Toda las alarmas apuntan a la base Lewis-McChord, cerca de Seattle. De ahí venía el sargento que asesinó a los 17 afganos. Era también el cuartel del Kill Team, ese escuadrón famoso por asesinar a por lo menos tres civiles afganos en 2010 que guardaba dientes y dedos de sus víctimas como trofeos de cacería. De ahí también salieron el veterano de la Guerra de Irak que asesinó a un guardabosques en enero, un soldado acusado de torturar a su hijo y otro que derramó gasolina sobre su mujer y amenazó con incendiarla.
Aunque la base tiene más de 40.000 militares, y esas situaciones se pueden repetir en otras unidades, hay preocupación por el aumento de casos en los que los soldados pierden el control. Un estudio del año pasado del Cuerpo de los marines indica que cerca de 20 por ciento de los hombres que estuvieron en Afganistán sufren problemas psicológicos por el estrés postraumático, el doble que en 2005. Otro informe indica que los suicidios en las Fuerzas Armadas han aumentado 80 por ciento en los últimos años y que desde 2001 más de 2.293 militares se han quitado la vida, mientras 6.397 la perdieron en enfrentamientos en Afganistán o Irak. Algunos médicos afirman que el aumento del estrés postraumático se explica porque menos soldados mueren. Como hay más heridos, hay más traumas.
La mentalidad de 'macho man' también es un obstáculo para detectar los casos de alto riesgo. Mientras los heridos son héroes, los que sufren traumas psicológicos temen que los señalen de frágiles. Hay además un problema financiero, pues los tratamientos psiquiátricos pueden ser mucho más costosos. Con recortes en el Pentágono por 487.000 millones de dólares para la próxima década, médicos como el doctor Newhouse están preocupados: "los recursos están muy escasos, no hay suficientes psiquiatras, psicólogos y enfermeras. Estamos enfrentando nuevos problemas, pero no hay fondos para combatirlos".

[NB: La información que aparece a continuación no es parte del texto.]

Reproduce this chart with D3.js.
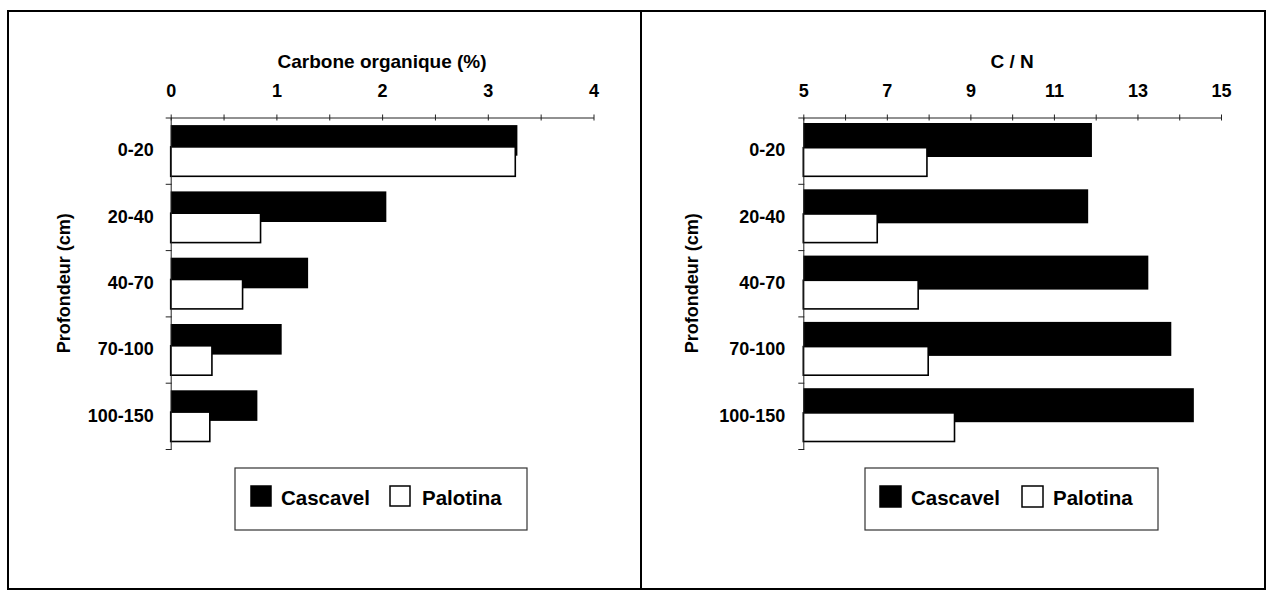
<!DOCTYPE html>
<html>
<head>
<meta charset="utf-8">
<script src="https://cdn.jsdelivr.net/npm/d3@7"></script>
<style>
  html, body { margin: 0; padding: 0; background: #fff; }
  svg { display: block; }
  text { font-family: "Liberation Sans", Arial, sans-serif; font-weight: bold; fill: #000; }
</style>
</head>
<body>
<svg id="chart" width="1273" height="597"></svg>
<script>
// ---- data ----
const categories = ["0-20", "20-40", "40-70", "70-100", "100-150"];
const seriesNames = ["Cascavel", "Palotina"];
const carboneCascavel = [3.28, 2.04, 1.30, 1.05, 0.82];
const carbonePalotina = [3.26, 0.85, 0.68, 0.39, 0.37];
const cnCascavel = [11.91, 11.82, 13.26, 13.81, 14.35];
const cnPalotina = [7.96, 6.77, 7.75, 7.99, 8.62];
const carboneTickLabels = [0, 1, 2, 3, 4];
const cnTickLabels = [5, 7, 9, 11, 13, 15];
const yTitle = "Profondeur (cm)";
const carboneTitle = "Carbone organique (%)";
const cnTitle = "C / N";

const svg = d3.select("#chart");

// outer frame + divider
svg.append("rect").attr("x", 8).attr("y", 11).attr("width", 1257).attr("height", 578)
  .attr("fill", "none").attr("stroke", "#000").attr("stroke-width", 2);
svg.append("line").attr("x1", 641).attr("x2", 641).attr("y1", 11).attr("y2", 589)
  .attr("stroke", "#000").attr("stroke-width", 2);

const plotTop = 117.5, plotBottom = 449;
const FONT = "Liberation Sans, Arial, sans-serif";

function panel(opt) {
  const g = svg.append("g");
  const x = d3.scaleLinear().domain(opt.domain).range(opt.range);
  const yb = d3.scaleBand().domain(categories).range([plotTop, plotBottom]);
  const yl = d3.scaleLinear().domain([0, categories.length]).range([plotTop, plotBottom]);
  const x0 = x(opt.domain[0]);

  // Cascavel bars (black)
  g.append("g").selectAll("rect").data(opt.casc).join("rect")
    .attr("x", x0)
    .attr("y", (d, i) => yb(categories[i]) + opt.cTop)
    .attr("width", d => x(d) - x0)
    .attr("height", opt.cH)
    .attr("fill", "#000");
  // Palotina bars (white, outlined)
  g.append("g").selectAll("rect").data(opt.palo).join("rect")
    .attr("x", x0)
    .attr("y", (d, i) => yb(categories[i]) + opt.pTop)
    .attr("width", d => x(d) - x0)
    .attr("height", opt.pH)
    .attr("fill", "#fff").attr("stroke", "#000").attr("stroke-width", 1.6);

  // top x axis: tick marks
  const ax = g.append("g").attr("transform", `translate(0,${plotTop})`)
    .call(d3.axisTop(x).tickValues(opt.minor).tickSizeOuter(0).tickSizeInner(0).tickFormat(""));
  ax.select(".domain").attr("stroke", "#222").attr("stroke-width", 1);
  ax.selectAll(".tick line").attr("y1", -3).attr("y2", 3).attr("stroke", "#222");

  // x tick labels
  const axl = g.append("g").attr("transform", `translate(0,${plotTop})`)
    .call(d3.axisTop(x).tickValues(opt.labels).tickSize(0).tickPadding(21).tickFormat(d3.format("d")));
  axl.select(".domain").remove();
  axl.selectAll("text").attr("font-size", 18).attr("font-family", FONT)
    .attr("font-weight", "bold").attr("fill", "#000");

  // left y axis with boundary ticks
  const ay = g.append("g").attr("transform", `translate(${x0},0)`)
    .call(d3.axisLeft(yl).tickValues(d3.range(0, categories.length + 1)).tickSizeOuter(0).tickSizeInner(0).tickFormat(""));
  ay.select(".domain").attr("stroke", "#222").attr("stroke-width", 1);
  ay.selectAll(".tick line").attr("x1", -5).attr("x2", 1).attr("stroke", "#222");

  // category labels
  const ayl = g.append("g").attr("transform", `translate(${x0},0)`)
    .call(d3.axisLeft(yb).tickSize(0).tickPadding(opt.catPad));
  ayl.select(".domain").remove();
  ayl.selectAll("text").attr("font-size", 18).attr("font-family", FONT)
    .attr("font-weight", "bold").attr("fill", "#000");

  // titles
  g.append("text").attr("x", (opt.range[0] + opt.range[1]) / 2).attr("y", 68)
    .attr("text-anchor", "middle").attr("font-size", 19).text(opt.title);
  g.append("text").attr("transform", `translate(${opt.yTitleX},${(plotTop + plotBottom) / 2}) rotate(-90)`)
    .attr("text-anchor", "middle").attr("font-size", 18).text(yTitle);

  // legend
  const L = opt.legend;
  g.append("rect").attr("x", L.x).attr("y", 468).attr("width", L.w).attr("height", 62)
    .attr("fill", "#fff").attr("stroke", "#333").attr("stroke-width", 1.2);
  const items = [
    {name: seriesNames[0], fill: "#000", sx: L.s1, tx: L.t1},
    {name: seriesNames[1], fill: "#fff", sx: L.s2, tx: L.t2}
  ];
  const li = g.append("g").selectAll("g").data(items).join("g");
  li.append("rect").attr("x", d => d.sx).attr("y", 486).attr("width", L.sq).attr("height", L.sq)
    .attr("fill", d => d.fill).attr("stroke", "#000").attr("stroke-width", 1.5);
  li.append("text").attr("x", d => d.tx).attr("y", 505).attr("font-size", 20.5).text(d => d.name);
}

panel({
  domain: [0, 4], range: [170.7, 593.5],
  casc: carboneCascavel, palo: carbonePalotina,
  cTop: 7.6, cH: 30.6, pTop: 29.4, pH: 29.4,
  minor: d3.range(0, 4.001, 0.5), labels: carboneTickLabels,
  catPad: 17, title: carboneTitle, yTitleX: 70,
  legend: {x: 235, w: 292, s1: 251, t1: 281, s2: 390, t2: 422, sq: 20}
});

panel({
  domain: [5, 15], range: [803.3, 1221],
  casc: cnCascavel, palo: cnPalotina,
  cTop: 5.5, cH: 34, pTop: 30.2, pH: 28.6,
  minor: d3.range(5, 15.001, 1), labels: cnTickLabels,
  catPad: 18, title: cnTitle, yTitleX: 698,
  legend: {x: 865, w: 293, s1: 880, t1: 911, s2: 1022, t2: 1053, sq: 21}
});
</script>
</body>
</html>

Por eso muchos denuncian un sistema incapaz de detectar el peligro, por el que se cuelan individuos inestables, reclutados sin importar su pasado. El sargento que asesinó a los 17 afganos había sufrido en Irak un trauma craneal con contusiones cerebrales, tenía problemas maritales y varios expertos consideran que no era apto para estar en zonas de combate. El doctor Bengt Arnetz, experto en estrés postraumático de la Universidad Wayne, de Michigan, le dijo a SEMANA que "en el Ejército hay un pésimo monitoreo. Aunque el asesino hubiera mostrado signos de que algo iba a pasar, no los habrían descubierto. No tenemos buenas herramientas de vigilancia. No tenemos una mirada sistemática".
Aunque es polémico, varias voces culpan la cultura del Ejército en Estados Unidos. Juegos de video, películas y entrenamientos cada vez más realistas condicionan a los soldados para la violencia. En su libro On Killing el teniente coronel retirado Dave Grossman escribió que "los soldados están aprendiendo a disparar instintiva e instantáneamente. Cuando matan, lo han ensayado tantas veces que se pueden autoconvencer de que en realidad no mataron a otro ser humano".